But the dead and dying
In my little town
Neil Remington Abramson and I have fond memories of Saskatoon, where we grew up, living side by side. My mother never fully got over having to leave the city, and my own memories remain profoundly pleasant. Neil has described that particular time in Saskatoon as Camelot-like. Didn’t initially appreciate the analogy, but am inclined to agree, now understanding what it’s about. Have not been in Saskatoon since 1980, so maybe this is the “old country” sentiment. Things have certainly changed, while the memory of the old country remains unchanging.
Not all people have that hometown memory, or fantasy. Daryl wrote to me about his hometown, as follows (e-mail correspondence reproduced with permission, with preferred identification):
You were asking about my hometown. Well, to use metaphors: my home town was an unctuous priest, or a smarmy uncle. The one no one really liked. A know-it- all, smugly condescending. Always offering advice, and expecting it to be taken, because it was for your own good. Meanwhile, behind your back, he was molesting your sister.

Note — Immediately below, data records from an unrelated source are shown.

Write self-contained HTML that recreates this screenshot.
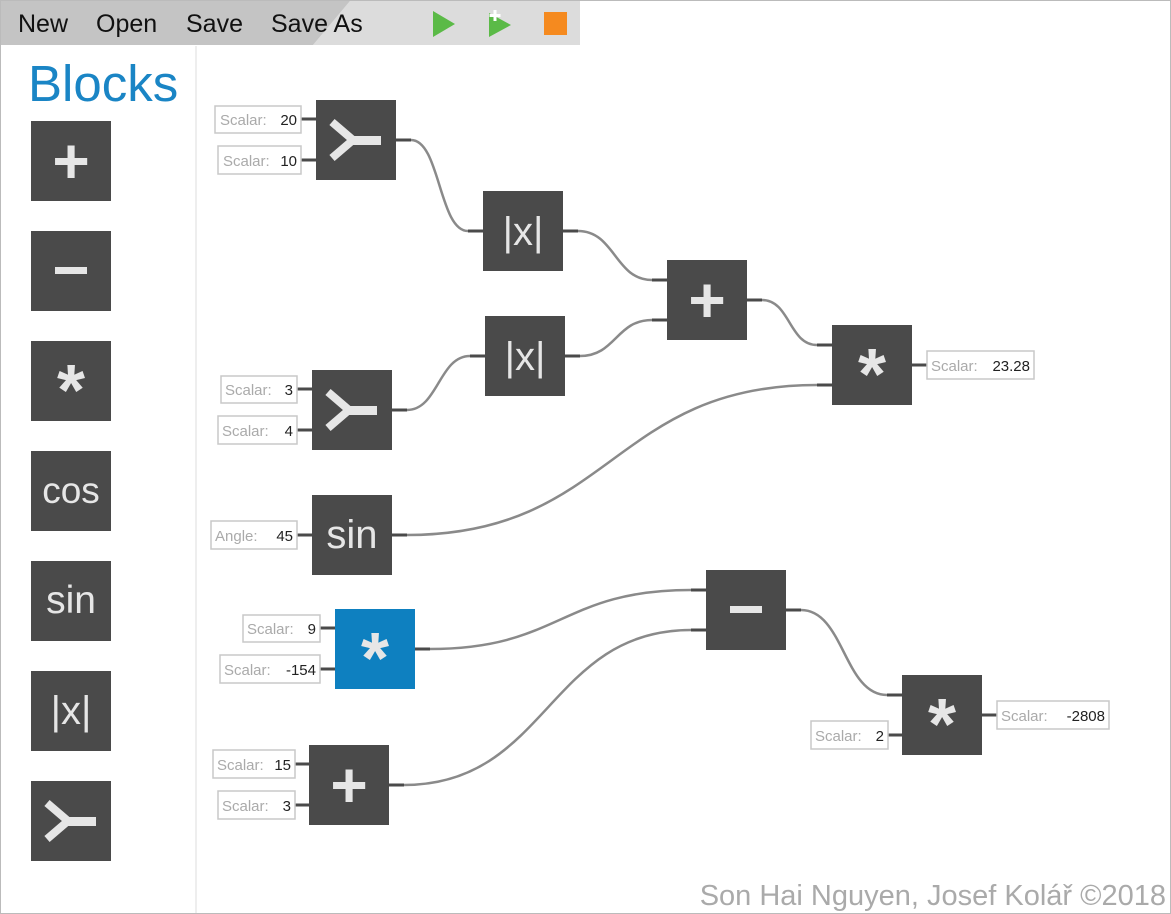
<!DOCTYPE html>
<html><head><meta charset="utf-8"><style>
html,body{margin:0;padding:0;background:#fff;}
svg{display:block;font-family:"Liberation Sans",sans-serif;}
.m{font-size:25px;fill:#111;}
.b{fill:#4a4a4a;}
.s{fill:#e6e6e6;text-anchor:middle;}
.p{fill:#e6e6e6;text-anchor:middle;font-weight:bold;font-size:64px;}
.a{fill:#e6e6e6;text-anchor:middle;font-weight:bold;font-size:72px;}
.lb{fill:#fff;stroke:#c8c8c8;stroke-width:1.5;}
.lt{font-size:15px;fill:#aaa;}
.lv{font-size:15px;fill:#222;}
.st{stroke:#4a4a4a;stroke-width:3;fill:none;}
.cv{stroke:#8a8a8a;stroke-width:2.5;fill:none;}
</style></head><body>
<svg width="1171" height="914" viewBox="0 0 1171 914">
<rect x="0.5" y="0.5" width="1170" height="913" fill="#fff" stroke="#bbb"/>
<polygon points="350,1 580,1 580,45 313,45" fill="#dcdcdc"/>
<polygon points="1,1 350,1 313,45 1,45" fill="#c4c4c4"/>
<text class="m" x="18" y="32">New</text>
<text class="m" x="96" y="32">Open</text>
<text class="m" x="186" y="32">Save</text>
<text class="m" x="271" y="32">Save As</text>
<polygon points="433,11 455,24 433,37" fill="#5bba47"/>
<polygon points="489,13 511,25 489,37" fill="#5bba47"/>
<path d="M495 10v11M489.5 15.5h11" stroke="#fff" stroke-width="3"/>
<rect x="544" y="12" width="23" height="23" fill="#f58a1f"/>
<line x1="196" y1="46" x2="196" y2="913" stroke="#eee" stroke-width="2"/>
<text x="28" y="101" font-size="51" fill="#1a85c5">Blocks</text>
<rect class="b" x="31" y="121" width="80" height="80"/><text class="p" x="71" y="183">+</text>
<rect class="b" x="31" y="231" width="80" height="80"/><rect x="55" y="267" width="32" height="7" fill="#e6e6e6"/>
<rect class="b" x="31" y="341" width="80" height="80"/><text class="a" x="71" y="415">*</text>
<rect class="b" x="31" y="451" width="80" height="80"/><text class="s" x="71" y="503" font-size="37">cos</text>
<rect class="b" x="31" y="561" width="80" height="80"/><text class="s" x="71" y="613" font-size="39">sin</text>
<rect class="b" x="31" y="671" width="80" height="80"/><text class="s" x="71" y="724" font-size="40">|x|</text>
<rect class="b" x="31" y="781" width="80" height="80"/>
<g transform="translate(31,781)"><path d="M16 22L37 40M16 58L37 40" stroke="#e6e6e6" stroke-width="8"/><rect x="35" y="36" width="30" height="9" fill="#e6e6e6"/></g>

<path class="st" d="M396 140h15M468 231h15M563 231h15M652 280h15M392 410h15M470 356h15M565 356h15M652 320h15M747 300h15M817 345h15M392 535h15M817 385h15M415 649h15M691 590h15M389 785h15M691 630h15M786 610h15M887 695h15"/>
<path class="cv" d="M411 140C440 140 439 231 468 231"/>
<path class="cv" d="M578 231C615 231 615 280 652 280"/>
<path class="cv" d="M407 410C438 410 439 356 470 356"/>
<path class="cv" d="M580 356C616 356 616 320 652 320"/>
<path class="cv" d="M762 300C790 300 789 345 817 345"/>
<path class="cv" d="M407 535C612 535 612 385 817 385"/>
<path class="cv" d="M430 649C560 649 561 590 691 590"/>
<path class="cv" d="M404 785C548 785 548 630 691 630"/>
<path class="cv" d="M801 610C844 610 844 695 887 695"/>
<path class="st" d="M301 119h15M301 160h15M297 389h15M297 430h15M297 535h15M320 628h15M320 669h15M295 764h15M295 805h15M888 735h14M912 365h15M982 715h15"/>

<rect class="b" x="316" y="100" width="80" height="80"/>
<g transform="translate(316,100)"><path d="M16 22L37 40M16 58L37 40" stroke="#e6e6e6" stroke-width="8"/><rect x="35" y="36" width="30" height="9" fill="#e6e6e6"/></g>
<rect class="b" x="483" y="191" width="80" height="80"/><text class="s" x="523" y="245" font-size="40">|x|</text>
<rect class="b" x="485" y="316" width="80" height="80"/><text class="s" x="525" y="370" font-size="40">|x|</text>
<rect class="b" x="667" y="260" width="80" height="80"/><text class="p" x="707" y="322">+</text>
<rect class="b" x="832" y="325" width="80" height="80"/><text class="a" x="872" y="399">*</text>
<rect class="b" x="312" y="370" width="80" height="80"/>
<g transform="translate(312,370)"><path d="M16 22L37 40M16 58L37 40" stroke="#e6e6e6" stroke-width="8"/><rect x="35" y="36" width="30" height="9" fill="#e6e6e6"/></g>
<rect class="b" x="312" y="495" width="80" height="80"/><text class="s" x="352" y="548" font-size="40">sin</text>
<rect x="335" y="609" width="80" height="80" fill="#0e80c0"/><text class="a" x="375" y="683">*</text>
<rect class="b" x="706" y="570" width="80" height="80"/><rect x="730" y="606" width="32" height="7" fill="#e6e6e6"/>
<rect class="b" x="902" y="675" width="80" height="80"/><text class="a" x="942" y="749">*</text>
<rect class="b" x="309" y="745" width="80" height="80"/><text class="p" x="349" y="807">+</text>

<rect class="lb" x="215" y="106" width="86" height="27"/><text class="lt" x="220" y="125">Scalar:</text><text class="lv" x="297" y="125" text-anchor="end">20</text>
<rect class="lb" x="218" y="146" width="83" height="28"/><text class="lt" x="223" y="166">Scalar:</text><text class="lv" x="297" y="166" text-anchor="end">10</text>
<rect class="lb" x="221" y="376" width="76" height="27"/><text class="lt" x="225" y="395">Scalar:</text><text class="lv" x="293" y="395" text-anchor="end">3</text>
<rect class="lb" x="218" y="416" width="79" height="28"/><text class="lt" x="222" y="436">Scalar:</text><text class="lv" x="293" y="436" text-anchor="end">4</text>
<rect class="lb" x="211" y="521" width="86" height="28"/><text class="lt" x="215" y="541">Angle:</text><text class="lv" x="293" y="541" text-anchor="end">45</text>
<rect class="lb" x="243" y="615" width="77" height="27"/><text class="lt" x="247" y="634">Scalar:</text><text class="lv" x="316" y="634" text-anchor="end">9</text>
<rect class="lb" x="220" y="655" width="100" height="28"/><text class="lt" x="224" y="675">Scalar:</text><text class="lv" x="316" y="675" text-anchor="end">-154</text>
<rect class="lb" x="213" y="750" width="82" height="28"/><text class="lt" x="217" y="770">Scalar:</text><text class="lv" x="291" y="770" text-anchor="end">15</text>
<rect class="lb" x="218" y="791" width="77" height="28"/><text class="lt" x="222" y="811">Scalar:</text><text class="lv" x="291" y="811" text-anchor="end">3</text>
<rect class="lb" x="927" y="351" width="107" height="28"/><text class="lt" x="931" y="371">Scalar:</text><text class="lv" x="1030" y="371" text-anchor="end">23.28</text>
<rect class="lb" x="811" y="721" width="77" height="28"/><text class="lt" x="815" y="741">Scalar:</text><text class="lv" x="884" y="741" text-anchor="end">2</text>
<rect class="lb" x="997" y="701" width="112" height="28"/><text class="lt" x="1001" y="721">Scalar:</text><text class="lv" x="1105" y="721" text-anchor="end">-2808</text>

<text x="1166" y="905" font-size="29" fill="#aaa" text-anchor="end">Son Hai Nguyen, Josef Kolář ©2018</text>
</svg>
</body></html>
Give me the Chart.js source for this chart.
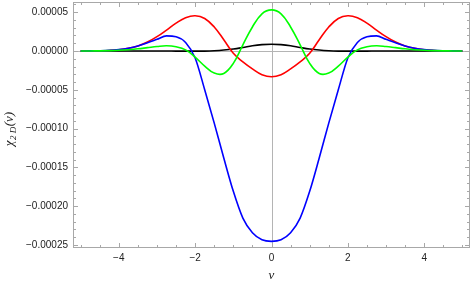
<!DOCTYPE html>
<html>
<head>
<meta charset="utf-8">
<script src="https://cdn.jsdelivr.net/npm/chart.js@4/dist/chart.umd.min.js"></script>
<style>
  html, body { margin: 0; padding: 0; background: #fff; }
  #wrap { width: 472px; height: 284px; }
</style>
</head>
<body>
<div id="wrap"><canvas id="chi" width="472" height="284"></canvas></div>
<script>
// nu values (x)
var nu = [-5, -4.75, -4.5, -4.25, -4, -3.75, -3.5, -3.25, -3, -2.75, -2.5, -2.25, -2, -1.75, -1.5, -1.25, -1, -0.75, -0.5, -0.25,
  0, 0.25, 0.5, 0.75, 1, 1.25, 1.5, 1.75, 2, 2.25, 2.5, 2.75, 3, 3.25, 3.5, 3.75, 4, 4.25, 4.5, 4.75, 5];

// series
var redVals = [0.03e-6, 0.1e-6, 0.28e-6, 0.7e-6, 1.6e-6, 3.4e-6, 6.5e-6, 11.5e-6, 18.5e-6, 27e-6, 36e-6, 43e-6, 45.5e-6, 42e-6, 31e-6, 14.5e-6, -3e-6, -14e-6, -23e-6, -30.5e-6,
  -33.2e-6, -30.5e-6, -23e-6, -14e-6, -3e-6, 14.5e-6, 31e-6, 42e-6, 45.5e-6, 43e-6, 36e-6, 27e-6, 18.5e-6, 11.5e-6, 6.5e-6, 3.4e-6, 1.6e-6, 0.7e-6, 0.28e-6, 0.1e-6, 0.03e-6];
var blueVals = [0.04e-6, 0.12e-6, 0.35e-6, 0.8e-6, 1.8e-6, 3.6e-6, 6.5e-6, 10.5e-6, 15e-6, 19.5e-6, 18.5e-6, 11e-6, -9e-6, -50e-6, -93e-6, -138e-6, -181e-6, -215.5e-6, -234.5e-6, -243.5e-6,
  -245.5e-6, -243.5e-6, -234.5e-6, -215.5e-6, -181e-6, -138e-6, -93e-6, -50e-6, -9e-6, 11e-6, 18.5e-6, 19.5e-6, 15e-6, 10.5e-6, 6.5e-6, 3.6e-6, 1.8e-6, 0.8e-6, 0.35e-6, 0.12e-6, 0.04e-6];
var greenVals = [0.03e-6, 0.08e-6, 0.2e-6, 0.45e-6, 0.9e-6, 1.7e-6, 2.8e-6, 4.3e-6, 5.8e-6, 6.8e-6, 5.5e-6, 1.5e-6, -8e-6, -19.5e-6, -28.5e-6, -29e-6, -16e-6, 8e-6, 31e-6, 48e-6,
  53e-6, 48e-6, 31e-6, 8e-6, -16e-6, -29e-6, -28.5e-6, -19.5e-6, -8e-6, 1.5e-6, 5.5e-6, 6.8e-6, 5.8e-6, 4.3e-6, 2.8e-6, 1.7e-6, 0.9e-6, 0.45e-6, 0.2e-6, 0.08e-6, 0.03e-6];
var blackVals = [0, 0, 0, 0, 0, 0, 0, 0, 0, -0.05e-6, -0.1e-6, -0.15e-6, -0.2e-6, -0.15e-6, 0.3e-6, 1.2e-6, 2.6e-6, 4.6e-6, 6.8e-6, 8.2e-6,
  8.7e-6, 8.2e-6, 6.8e-6, 4.6e-6, 2.6e-6, 1.2e-6, 0.3e-6, -0.15e-6, -0.2e-6, -0.15e-6, -0.1e-6, -0.05e-6, 0, 0, 0, 0, 0, 0, 0, 0, 0];

// ticks
var xTicks = [-4, -2, 0, 2, 4];
var yTicks = [0.00005, 0, -0.00005, -0.0001, -0.00015, -0.0002, -0.00025];

var FRAME = '#a8a8a8';

function pts(vals) {
  return nu.map(function(x, i) { return {x: x, y: vals[i]}; });
}

function fmtY(v) {
  var s = Math.abs(v).toFixed(5);
  return (v < 0 ? '\u2212' : '') + s;
}

// frame, zero axes and inward ticks, Mathematica style
var framePlugin = {
  id: 'frame',
  beforeDatasetsDraw: function(chart) {
    var ctx = chart.ctx, a = chart.chartArea;
    var xs = chart.scales.x, ys = chart.scales.y;
    ctx.save();
    ctx.strokeStyle = '#b4b4b4';
    ctx.lineWidth = 1;
    var y0 = Math.round(ys.getPixelForValue(0)) + 0.5;
    var x0 = Math.round(xs.getPixelForValue(0)) + 0.5;
    ctx.beginPath();
    ctx.moveTo(a.left, y0); ctx.lineTo(a.right, y0);
    ctx.moveTo(x0, a.top); ctx.lineTo(x0, a.bottom);
    ctx.stroke();
    ctx.restore();
  },
  afterDraw: function(chart) {
    var ctx = chart.ctx, a = chart.chartArea;
    var xs = chart.scales.x, ys = chart.scales.y;
    ctx.save();
    ctx.strokeStyle = FRAME;
    ctx.lineWidth = 1;
    ctx.strokeRect(a.left + 0.5, a.top + 0.5, a.right - a.left - 1, a.bottom - a.top - 1);
    ctx.beginPath();
    // x ticks every 0.5, long at labelled ones
    for (var k = -10; k <= 10; k++) {
      var v = k / 2;
      var px = Math.round(xs.getPixelForValue(v)) + 0.5;
      var len = (k % 4 === 0) ? 5 : 3;
      ctx.moveTo(px, a.bottom); ctx.lineTo(px, a.bottom - len);
      ctx.moveTo(px, a.top); ctx.lineTo(px, a.top + len);
    }
    // y ticks every 0.00001
    for (var j = -25; j <= 6; j++) {
      var vy = j * 1e-5;
      var py = Math.round(ys.getPixelForValue(vy)) + 0.5;
      if (py < a.top || py > a.bottom) continue;
      var l2 = (j % 5 === 0) ? 5 : 3;
      ctx.moveTo(a.left, py); ctx.lineTo(a.left + l2, py);
      ctx.moveTo(a.right, py); ctx.lineTo(a.right - l2, py);
    }
    ctx.stroke();

    // axis titles
    ctx.fillStyle = '#222';
    ctx.textBaseline = 'alphabetic';
    ctx.textAlign = 'center';
    ctx.font = 'italic 13px "Liberation Serif"';
    ctx.fillText('\u03bd', (a.left + a.right) / 2, 279);

    // y title: chi with subscript 2 D, rotated
    ctx.translate(13, (a.top + a.bottom) / 2 + 4);
    ctx.rotate(-Math.PI / 2);
    ctx.textAlign = 'left';
    var big = 'italic 13px "Liberation Serif"', small = 'italic 9px "Liberation Serif"';
    ctx.font = big; var w1 = ctx.measureText('\u03c7').width;
    ctx.font = small; var w2 = ctx.measureText('2 D').width;
    ctx.font = big; var w3 = ctx.measureText('(\u03bd)').width;
    var sx = -(w1 + w2 + w3 + 1) / 2;
    ctx.font = big; ctx.fillText('\u03c7', sx, 0);
    ctx.font = small; ctx.fillText('2 D', sx + w1 + 0.5, 3);
    ctx.font = big; ctx.fillText('(\u03bd)', sx + w1 + w2 + 1, 0);
    ctx.restore();
  }
};

function line(label, vals, color, order, mode) {
  return {
    label: label,
    data: pts(vals),
    borderColor: color,
    backgroundColor: color,
    borderWidth: 1.6,
    pointRadius: 0,
    tension: 0.4,
    cubicInterpolationMode: mode,
    fill: false,
    order: order
  };
}

new Chart(document.getElementById('chi'), {
  type: 'line',
  data: {
    datasets: [
      line('black', blackVals, '#000000', 4, 'default'),
      line('red', redVals, '#ff0000', 3, 'default'),
      line('blue', blueVals, '#0000ff', 2, 'monotone'),
      line('green', greenVals, '#00ff00', 1, 'default')
    ]
  },
  options: {
    responsive: false,
    animation: false,
    layout: { padding: { left: 0, right: 2, top: 2, bottom: 0 } },
    plugins: { legend: { display: false }, tooltip: { enabled: false }, title: { display: false } },
    scales: {
      x: {
        type: 'linear',
        min: -5.2,
        max: 5.2,
        grid: { display: false, drawTicks: false },
        border: { display: false },
        afterBuildTicks: function(scale) {
          scale.ticks = xTicks.map(function(v) { return {value: v}; });
        },
        afterFit: function(scale) {
          scale.height = 36;
          scale.paddingLeft = 0; scale.paddingRight = 0;
        },
        ticks: {
          autoSkip: false,
          maxRotation: 0,
          padding: 4,
          color: '#222',
          font: { family: '"Liberation Sans"', size: 10 },
          callback: function(v) { return v < 0 ? '\u2212' + Math.abs(v) : String(v); }
        }
      },
      y: {
        type: 'linear',
        min: -2.541e-4,
        max: 6.32e-5,
        grid: { display: false, drawTicks: false },
        border: { display: false },
        afterBuildTicks: function(scale) {
          scale.ticks = yTicks.map(function(v) { return {value: v}; });
        },
        afterFit: function(scale) {
          scale.width = 73;
          scale.paddingTop = 0; scale.paddingBottom = 0;
        },
        ticks: {
          autoSkip: false,
          padding: 5,
          color: '#222',
          font: { family: '"Liberation Sans"', size: 10 },
          callback: function(v) { return fmtY(v); }
        }
      }
    }
  },
  plugins: [framePlugin]
});
</script>
</body>
</html>
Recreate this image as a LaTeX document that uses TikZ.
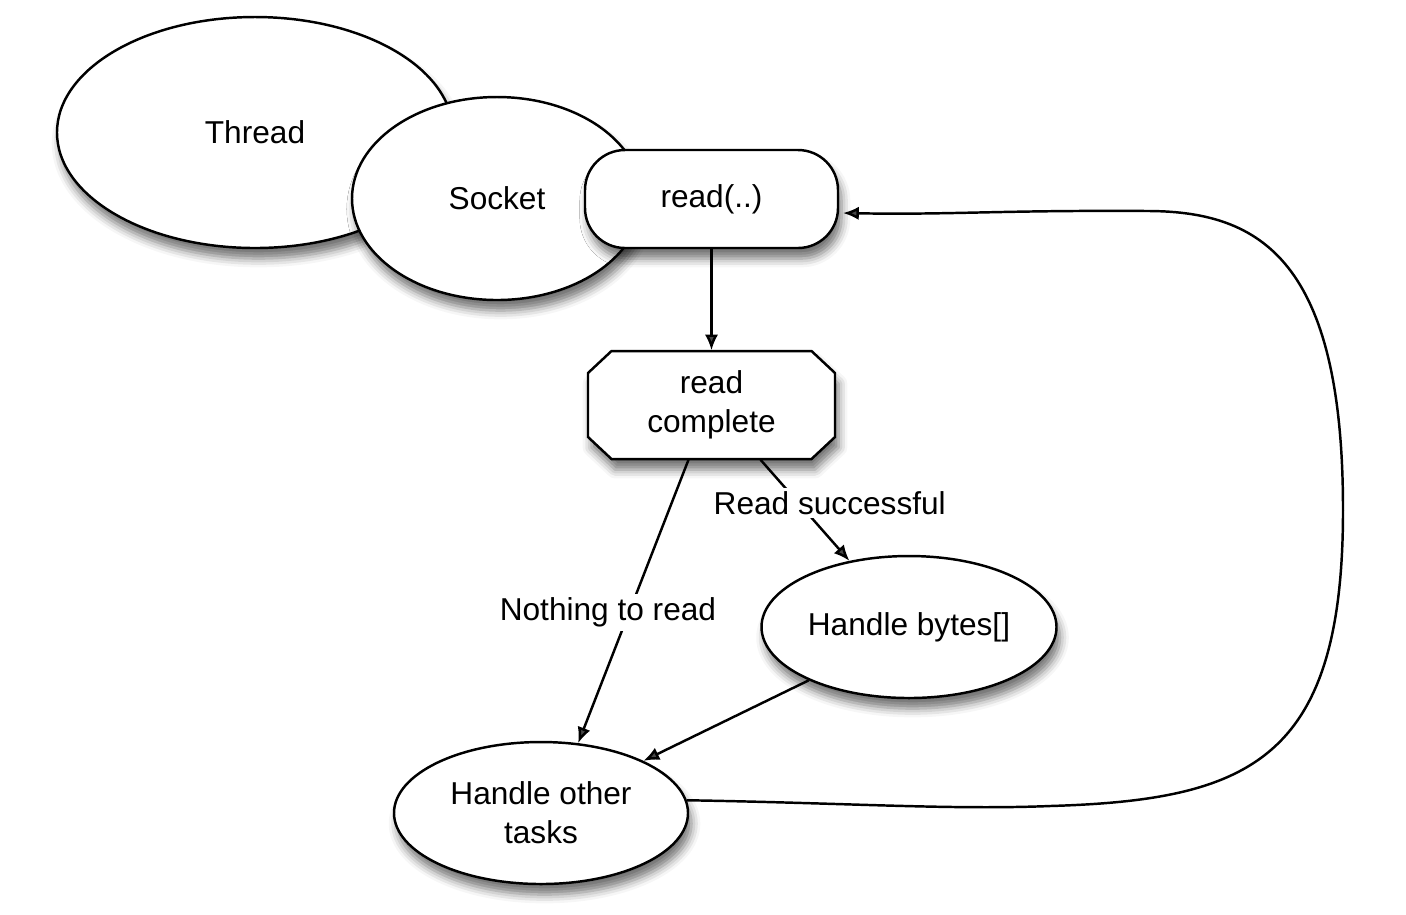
\documentclass[tikz,border=0pt]{standalone}
\usepackage{fontspec}
\setmainfont{Liberation Sans}
\usetikzlibrary{shapes.geometric,arrows.meta,shadows.blur}
\begin{document}
\begin{tikzpicture}[x=1cm,y=1cm,
  font=\fontsize{9}{11.1}\selectfont,
  shd/.style={blur shadow={shadow xshift=1pt,shadow yshift=-3pt,shadow blur radius=2.5pt,shadow opacity=55}},
  ell/.style={ellipse, draw, fill=white, line width=0.7pt, inner sep=0pt, shd, align=center},
  pill/.style={rectangle, rounded corners=0.4cm, draw, fill=white, line width=0.7pt, inner sep=0pt, shd, minimum width=2.53cm, minimum height=0.98cm},
  octobox/.style={rectangle, inner sep=0pt, minimum width=2.47cm, minimum height=1.08cm, align=center},
  octoline/.style={draw, fill=white, line width=0.7pt, shd},
  arr/.style={line width=0.7pt, -{Latex[length=4.5pt,width=3.8pt]}},
  lbl/.style={fill=white, inner sep=1pt}
]
\useasboundingbox (0,0) rectangle (14.06,-9.14);

\node[ell, minimum width=3.96cm, minimum height=2.31cm] (th) at (2.55,-1.325) {Thread};
\node[ell, minimum width=2.90cm, minimum height=2.03cm] (so) at (4.97,-1.985) {Socket};
\node[pill] (rd) at (7.115,-1.99) {read(..)};

% octagon (read complete)
\path[octoline, shift={(7.115,-4.05)}]
  (-1.0,0.54) -- (1.0,0.54) -- (1.235,0.32) -- (1.235,-0.32) -- (1.0,-0.54)
  -- (-1.0,-0.54) -- (-1.235,-0.32) -- (-1.235,0.32) -- cycle;
\node[octobox] (rc) at (7.115,-4.05) {read\\complete};

\node[ell, minimum width=2.95cm, minimum height=1.42cm] (hb) at (9.09,-6.27) {Handle bytes[]};
\node[ell, minimum width=2.94cm, minimum height=1.42cm] (hot) at (5.41,-8.13) {Handle other\\tasks};

\coordinate (rdin) at (8.43,-2.13);

\draw[arr] (rd.south) -- (rc.north);
\draw[arr] ([xshift=-0.23cm]rc.south) -- (hot.62)
  node[lbl, pos=0.54, xshift=-0.21cm] {Nothing to read};
\draw[arr] ([xshift=0.49cm]rc.south) -- (hb.132)
  node[lbl, pos=0.43, xshift=0.31cm] {Read successful};
\draw[arr] (hb.208) -- (hot.27);
\draw[arr] (hot.5) .. controls (8.5,-8.03) and (9.5,-8.10) .. (10.5,-8.06)
  .. controls (12.5,-8.0) and (13.43,-7.6) .. (13.43,-5.1)
  .. controls (13.43,-2.6) and (12.6,-2.12) .. (11.5,-2.11)
  .. controls (10.0,-2.10) and (9.5,-2.15) .. (rdin);
\end{tikzpicture}
\end{document}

My hometown was like a reverse vampire: giving life, and then sucking it out of you, because those who controlled it didn’t want you to live too much (or more than them).
That was my hometown. I haven’t been back in decades.
Some want to go back. At least to the memory of what one knew. Others never want to go back. How does this affect later life, when one has little fondness about where one spent one’s childhood and adolescence?